Rz. 118
Gehen die Güter ganz oder teilweise verloren, werden sie dem Versicherungsnehmer ohne Aussicht auf Wiedererlangung entzogen oder sind sie nach der Feststellung von Sachverständigen in ihrer ursprünglichen Beschaffenheit zerstört, so kann der Versicherungsnehmer nach Ziff. 17.1 DTV-Güter 2000/2011, Ziff. 7.1 ADS Güterversicherung 73/84/94 den auf sie entfallenden Teil der Versicherungssumme abzüglich des Wertes geretteter Sachen verlangen. Ein Totalverlust liegt vor, wenn die Güter physisch nicht mehr vorhanden sind, etwa weil sie verbrannt oder ausgelaufen sind. Totalverlust ist aber nicht nur bei Substanzvernichtung gegeben. Es genügt, dass die Güter ohne Aussicht auf Wiedererlangung entzogen worden sind. Beispiele: Diebstahl, Beschlagnahme, Verwertung der Güter aufgrund eines behaupteten Pfandrechts, das Überbordgehen von Baumstämmen ohne wirtschaftlich sinnvolle Bergungsmöglichkeit. Ohne Aussicht auf Wiedererlangung entzogen sind Güter auch dann, wenn sie noch unversehrt sind, aber faktisch in absehbarer Zeit keine Möglichkeit der Wiedererlangung besteht.
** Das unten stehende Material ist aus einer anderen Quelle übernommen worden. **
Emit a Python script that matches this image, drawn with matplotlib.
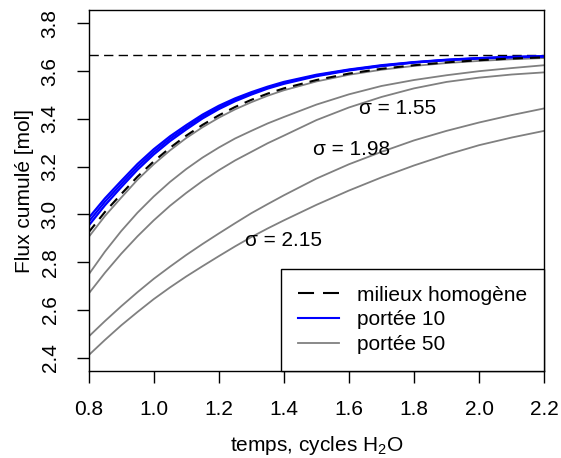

Das war in der Suez-Krise 1957 und im Irak/Iran-Krieg bei der Blockade dort liegender Schiffe der Fall. Schiffe und Güter wurden durch ein kriegsähnliches Ereignis entzogen. Auch eine Falschauslieferung an einen nicht empfangsberechtigten Dritten stellt einen Verlust dar, wenn die Herausgabe der Güter aus rechtlichen oder tatsächlichen Gründen in absehbarer Zeit nicht zu erwarten ist. Als Zeitraum kommen die Verschollenheitsfristen in Betracht (vgl. auch § 424 HGB; Art. 20 CMR). Tauchen verloren gegangene oder falsch ausgelieferte Güter wieder auf, ändert das nichts am bereits eingetretenen Verlust. Der Versicherungsnehmer muss sich dann den Wert der wiedererlangten Güter anrechnen lassen. Reine Auslieferungshindernisse (Fehlen von Dokumenten) allein bedeuten noch keinen Verlust. Verlust liegt aber vor, wenn der Spediteur/Frachtführer die Suche nach den Gütern aufgibt, verweigert oder sie mit unverhältnismäßigen Kosten verbunden ist.
Rz. 119
Sind die Güter nicht mehr reparaturfähig oder reparaturwürdig, erscheint eine Reparatur wirtschaftlich nicht sinnvoll (Wiederherstellungskosten übersteigen den Wert der Güter), liegt ein Totalverlust vor.
Rz. 120
Güter sind schließlich als Totalverlust anzusehen, wenn sie in ihrer ursprünglichen Beschaffenheit zerstört sind. Das ist bei Schrott oder Trümmern der Fall. Gleiches gilt, wenn sie so verdorben sind, dass sie nur noch beseitigt werden können oder nicht mehr als solche handelbar sind. Beispiele: Speise- und Industrieöl sind so vermischt, dass eine Trennung nicht möglich ist, Früchte, Weizen oder Häute sind so verdorben, dass sie nur noch als Viehfutter taugen. Haben dagegen Güter wie Rohstoffe einen Geruchsschaden mit der Folge eines erheblichen Minderwertes erlitten, bleiben sie handelbar, so dass ein Beschädigungsschaden und kein Total- oder Teilverlust gegeben ist.
Rz. 121
Ein Teilverlust liegt vor, wenn nur ein Teil der Güter im oben dargestellten Sinne in Verlust geraten ist. Der Versicherungsnehmer kann dann die anteilige Versicherungssumme verlangen. Hat aber der Teilverlust zur Entwertung der gesamten Güter geführt (Tiefkühlgut ist nur teilweise aufgetaut, Verwertung ist aber aus veterinärmedizinischen Gründen nicht möglich), ist von wirtschaftlichem Totalverlust auszugehen.